**Task description**. From the listing, collect all lines containing the word "chart".
___ Records for this task ___
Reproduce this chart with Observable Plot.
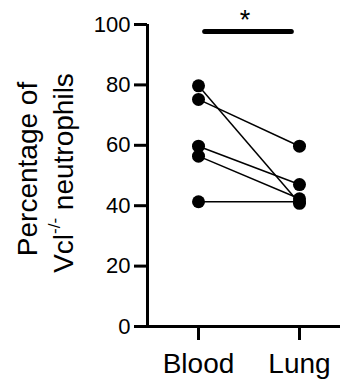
<!DOCTYPE html>
<html><head><meta charset="utf-8">
<script src="https://cdn.jsdelivr.net/npm/d3@7"></script>
<script src="https://cdn.jsdelivr.net/npm/@observablehq/plot@0.6"></script>
<style>body{margin:0;background:#fff}</style>
</head><body><div id="chart"></div>
<script>
const categories = ["Blood", "Lung"];
const blood = [79.7, 75.2, 59.7, 56.4, 41.3];
const lung = [40.8, 59.7, 47.0, 42.3, 41.3];
const yTicks = [0, 20, 40, 60, 80, 100];
const yTitle1 = "Percentage of";
const yTitle2 = ["Vcl", "-/-", " neutrophils"];
const sigLabel = "*";
const sig = {from: 0.061, to: 0.919, mid: 0.46, y: 97.7};

const pairs = blood.map((b, i) => ({blood: b, lung: lung[i]}));
const points = [...blood.map(v => ({x: 0, y: v})), ...lung.map(v => ({x: 1, y: v}))];

const xDomain = [-0.505, 1.406];
const font = "'Liberation Sans', Arial, Helvetica, sans-serif";

const chart = Plot.plot({
  width: 347, height: 387,
  marginLeft: 147, marginRight: 7, marginTop: 24, marginBottom: 61,
  style: {fontFamily: font, color: "#000", background: "#fff", overflow: "visible"},
  x: {domain: xDomain},
  y: {domain: [0, 100]},
  marks: [
    Plot.axisY({ticks: yTicks, tickSize: 13, tickPadding: 4, fontSize: 22, strokeWidth: 3, tickFormat: d => d, label: null}),
    Plot.axisX({ticks: [0, 1], tickSize: 14, tickPadding: 13, fontSize: 28, strokeWidth: 3, tickFormat: i => categories[i], label: null}),
    Plot.ruleX([xDomain[0]], {y1: 0, y2: 100, stroke: "#000", strokeWidth: 3}),
    Plot.ruleY([0], {x1: xDomain[0], x2: xDomain[1], stroke: "#000", strokeWidth: 3}),
    Plot.link(pairs, {x1: () => 0, x2: () => 1, y1: "blood", y2: "lung", stroke: "#000", strokeWidth: 1.5}),
    Plot.dot(points, {x: "x", y: "y", r: 6.5, fill: "#000", stroke: "none"}),
    Plot.link([sig], {x1: "from", x2: "to", y1: "y", y2: "y", stroke: "#000", strokeWidth: 5, strokeLinecap: "round"}),
    Plot.text([sig], {x: "mid", y: "y", text: () => sigLabel, dy: -11, fontSize: 27, fill: "#000"})
  ]
});
document.getElementById("chart").appendChild(chart);

const svg = d3.select(chart);
const g = svg.append("g").attr("font-family", font).attr("font-size", 28).attr("fill", "#000").attr("text-anchor", "middle");
g.append("text").attr("transform", "translate(36.5,169) rotate(-90)").text(yTitle1);
const t2 = g.append("text").attr("transform", "translate(73,173) rotate(-90)");
t2.append("tspan").text(yTitle2[0]);
t2.append("tspan").attr("font-size", 17).attr("dy", "-0.75em").text(yTitle2[1]);
t2.append("tspan").attr("dy", "0.45em").text(yTitle2[2]);
</script></body></html>
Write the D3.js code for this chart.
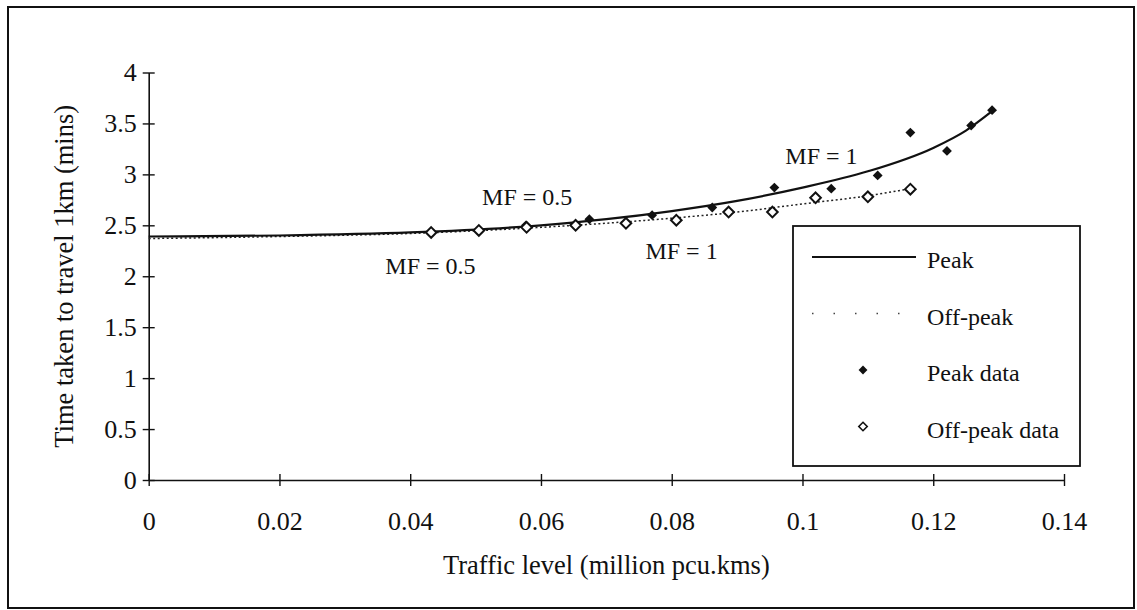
___
**Problem solution**.
Reproduce this chart with Observable Plot.
</head><body><div id="chart"></div>
const chart = Plot.plot({
document.getElementById("chart").appendChild(chart);
const svg = d3.select(chart);
Write the D3.js code for this chart.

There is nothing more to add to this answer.